> [INSTRUCTIONS TO FOLLOW]: For each line that holds "page", copy the line out.

(Figure scripts)
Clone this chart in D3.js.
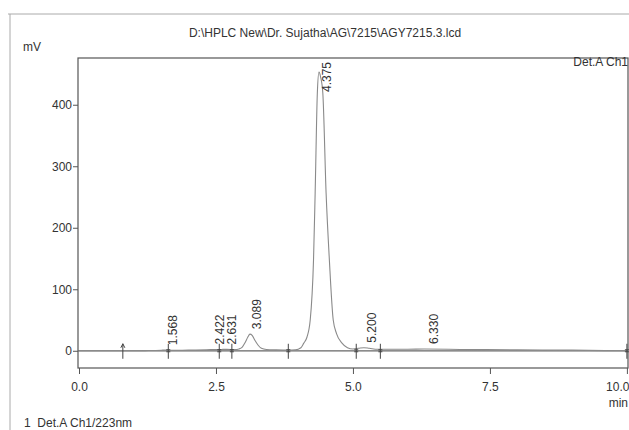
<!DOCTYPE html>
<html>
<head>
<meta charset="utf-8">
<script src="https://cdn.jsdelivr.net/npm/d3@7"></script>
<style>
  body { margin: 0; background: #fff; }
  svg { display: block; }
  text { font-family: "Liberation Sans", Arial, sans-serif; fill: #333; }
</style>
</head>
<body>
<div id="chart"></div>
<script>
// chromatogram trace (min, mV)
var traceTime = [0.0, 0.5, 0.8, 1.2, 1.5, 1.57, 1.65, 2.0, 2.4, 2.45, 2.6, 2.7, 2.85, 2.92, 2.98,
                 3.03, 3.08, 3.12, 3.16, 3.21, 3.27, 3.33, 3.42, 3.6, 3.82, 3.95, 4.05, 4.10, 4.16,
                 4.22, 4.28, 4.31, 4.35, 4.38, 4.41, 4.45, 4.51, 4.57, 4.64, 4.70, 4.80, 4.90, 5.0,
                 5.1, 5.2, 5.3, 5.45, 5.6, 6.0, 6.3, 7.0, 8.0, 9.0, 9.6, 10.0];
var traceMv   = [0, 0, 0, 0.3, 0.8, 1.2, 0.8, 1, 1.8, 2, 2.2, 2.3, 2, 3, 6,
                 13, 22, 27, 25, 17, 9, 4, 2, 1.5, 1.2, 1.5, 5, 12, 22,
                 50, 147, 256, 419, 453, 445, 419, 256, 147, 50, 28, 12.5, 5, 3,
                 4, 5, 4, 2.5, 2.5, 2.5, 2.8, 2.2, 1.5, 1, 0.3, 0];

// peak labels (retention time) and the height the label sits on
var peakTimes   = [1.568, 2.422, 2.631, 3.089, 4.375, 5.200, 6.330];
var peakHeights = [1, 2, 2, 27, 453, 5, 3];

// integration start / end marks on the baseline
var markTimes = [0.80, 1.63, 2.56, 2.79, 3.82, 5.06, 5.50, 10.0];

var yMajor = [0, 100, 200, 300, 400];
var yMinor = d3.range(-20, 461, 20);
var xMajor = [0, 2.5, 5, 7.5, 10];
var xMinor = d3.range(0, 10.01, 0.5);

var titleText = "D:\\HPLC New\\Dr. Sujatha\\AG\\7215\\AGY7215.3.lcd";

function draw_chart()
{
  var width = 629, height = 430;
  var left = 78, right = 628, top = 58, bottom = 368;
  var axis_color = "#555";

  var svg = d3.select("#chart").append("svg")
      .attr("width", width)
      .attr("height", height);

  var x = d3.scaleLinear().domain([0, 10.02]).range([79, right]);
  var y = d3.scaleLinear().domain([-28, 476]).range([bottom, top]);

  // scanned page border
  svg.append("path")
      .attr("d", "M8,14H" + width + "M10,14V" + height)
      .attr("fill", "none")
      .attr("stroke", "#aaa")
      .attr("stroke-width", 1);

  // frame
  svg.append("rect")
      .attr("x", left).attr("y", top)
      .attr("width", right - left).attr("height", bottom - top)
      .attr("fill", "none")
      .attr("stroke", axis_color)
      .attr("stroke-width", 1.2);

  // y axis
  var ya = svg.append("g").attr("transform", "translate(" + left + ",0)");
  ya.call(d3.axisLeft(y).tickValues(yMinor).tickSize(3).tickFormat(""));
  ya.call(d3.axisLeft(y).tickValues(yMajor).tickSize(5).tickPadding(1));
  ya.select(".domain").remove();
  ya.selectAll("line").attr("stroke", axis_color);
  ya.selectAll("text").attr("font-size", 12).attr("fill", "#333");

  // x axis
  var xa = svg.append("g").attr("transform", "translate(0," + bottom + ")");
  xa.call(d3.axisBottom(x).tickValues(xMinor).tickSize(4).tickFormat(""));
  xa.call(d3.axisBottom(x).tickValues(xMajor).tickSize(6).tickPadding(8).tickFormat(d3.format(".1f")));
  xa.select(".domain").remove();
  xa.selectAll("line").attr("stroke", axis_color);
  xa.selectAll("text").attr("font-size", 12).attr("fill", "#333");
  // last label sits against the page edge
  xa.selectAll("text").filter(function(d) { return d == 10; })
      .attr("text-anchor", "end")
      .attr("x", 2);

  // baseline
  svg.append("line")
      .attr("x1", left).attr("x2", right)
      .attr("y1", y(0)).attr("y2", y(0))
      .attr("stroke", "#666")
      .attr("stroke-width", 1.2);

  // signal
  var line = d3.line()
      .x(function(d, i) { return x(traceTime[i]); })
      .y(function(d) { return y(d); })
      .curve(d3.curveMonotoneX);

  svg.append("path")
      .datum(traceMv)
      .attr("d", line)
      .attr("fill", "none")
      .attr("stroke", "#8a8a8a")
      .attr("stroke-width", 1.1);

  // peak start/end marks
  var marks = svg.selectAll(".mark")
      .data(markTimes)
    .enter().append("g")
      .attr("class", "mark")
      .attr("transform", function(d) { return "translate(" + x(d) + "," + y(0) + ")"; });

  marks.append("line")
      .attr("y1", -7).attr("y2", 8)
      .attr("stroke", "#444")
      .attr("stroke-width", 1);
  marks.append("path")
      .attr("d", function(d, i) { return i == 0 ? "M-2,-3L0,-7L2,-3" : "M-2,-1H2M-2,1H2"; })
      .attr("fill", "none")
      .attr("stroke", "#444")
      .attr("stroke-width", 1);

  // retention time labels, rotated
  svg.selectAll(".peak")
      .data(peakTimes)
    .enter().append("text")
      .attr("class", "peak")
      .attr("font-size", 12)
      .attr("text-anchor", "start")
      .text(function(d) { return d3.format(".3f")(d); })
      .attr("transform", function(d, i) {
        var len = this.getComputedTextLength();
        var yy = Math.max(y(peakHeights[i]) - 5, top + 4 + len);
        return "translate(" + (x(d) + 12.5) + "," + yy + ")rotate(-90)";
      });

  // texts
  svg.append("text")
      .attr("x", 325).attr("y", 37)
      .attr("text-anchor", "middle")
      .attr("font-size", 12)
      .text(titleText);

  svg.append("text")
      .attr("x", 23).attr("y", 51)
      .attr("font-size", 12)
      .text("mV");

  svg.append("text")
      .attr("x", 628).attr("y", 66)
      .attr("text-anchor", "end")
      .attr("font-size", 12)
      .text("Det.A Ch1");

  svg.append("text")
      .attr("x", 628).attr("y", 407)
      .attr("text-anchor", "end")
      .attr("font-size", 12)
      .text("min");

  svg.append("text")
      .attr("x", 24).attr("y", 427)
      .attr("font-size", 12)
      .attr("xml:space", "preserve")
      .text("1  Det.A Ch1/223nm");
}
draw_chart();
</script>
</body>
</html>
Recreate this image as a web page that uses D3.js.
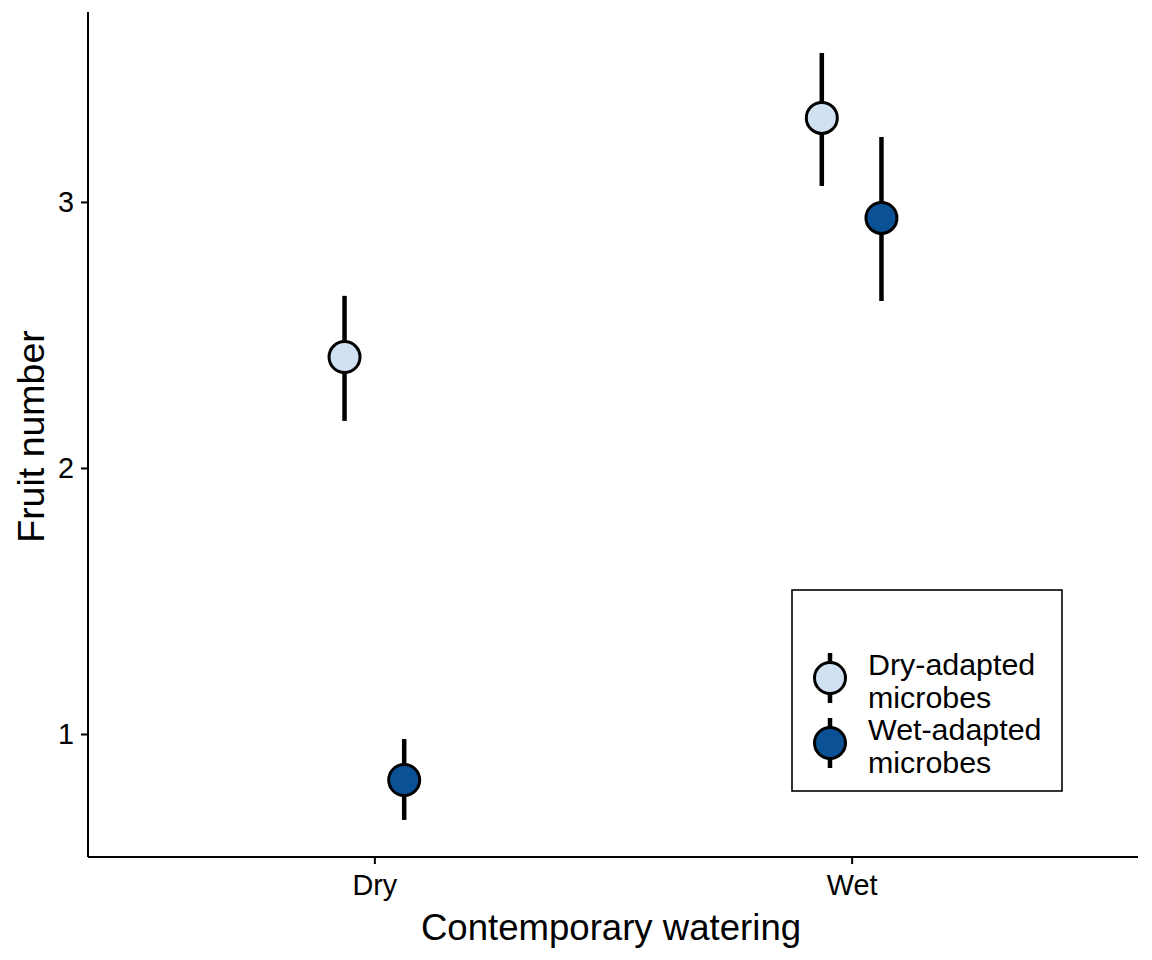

> [RESPONSE]:
  // scanned page border
  // last label sits against the page edge
Recreate this image as a web page that uses D3.js.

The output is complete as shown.